The argument for the bill is compelling, if it’s just from a bottom line standpoint concerning staff time and resources. The city of Othello spent $35,797 and Quincy spent $16,407 in litigation fees because of apparent fallout surrounding records requests, according to a Tuesday article in the Columbia Basin Herald. We can see why there’s cause for concern.

For the greater good of society and in the interest of open government, we have some concerns when any changes are made to the state Open Public Records Act. While local government agencies work diligently to follow the act and most often, quickly respond to the newspaper’s requests, adding more regulations could have unintended consequences. Our concerns include the public’s access to information could be limited because of cost constraints and possible inconsistency in carrying out new pieces of the law.

On a related note, House Bill 1594, created to train administrators who handle public records requests and require them to contract and clarify requests, also passed the House recently with a 79-18 vote. This bill requires staff training for public records officers, which tells us there are already concerns statewide with how agencies are handling records requests. There’s clearly a need for more uniformity and training in responding to and/or processing public records requests. So why add more red tape to an already problematic situation?

We are also concerned because more rules and regulations could mean the people who aren’t abusing the law are impacted. Adjusting to new rules takes time and we are hoping the speed and efficiency of the public’s requests aren’t impacted if the bill becomes law.

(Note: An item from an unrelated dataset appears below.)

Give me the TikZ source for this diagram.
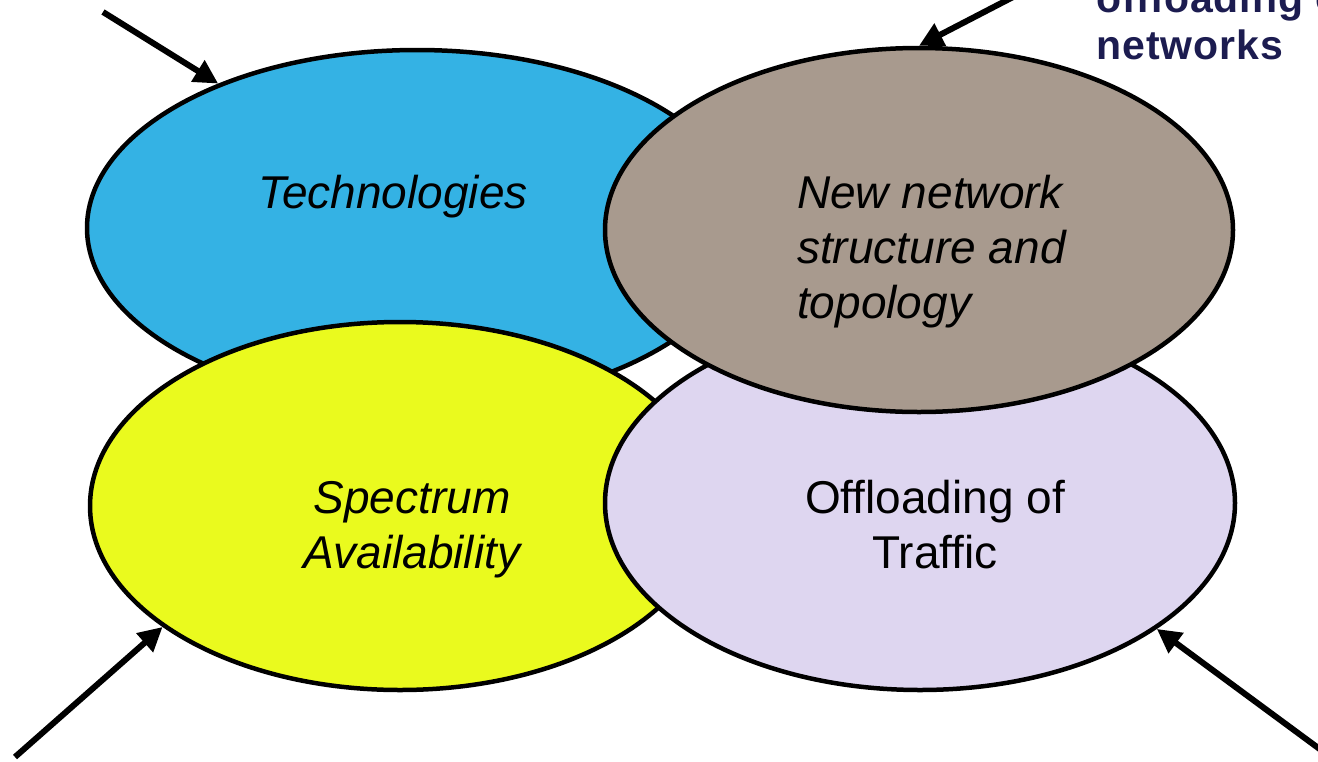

The new fee would be 10 cents per scanned page, 10 cents per minute of audio and video recording, 40 cents for every 25 electronic attachments that are uploaded, and 10 cents per gigabyte for sending records electronically.

We do think the section of the bill that allows agencies to reject automatically generated (or bot) requests has merit and should remain intact.

The bill is now headed to the Senate for consideration. We would ask the Senate to consider unintended consequences of changes to the act.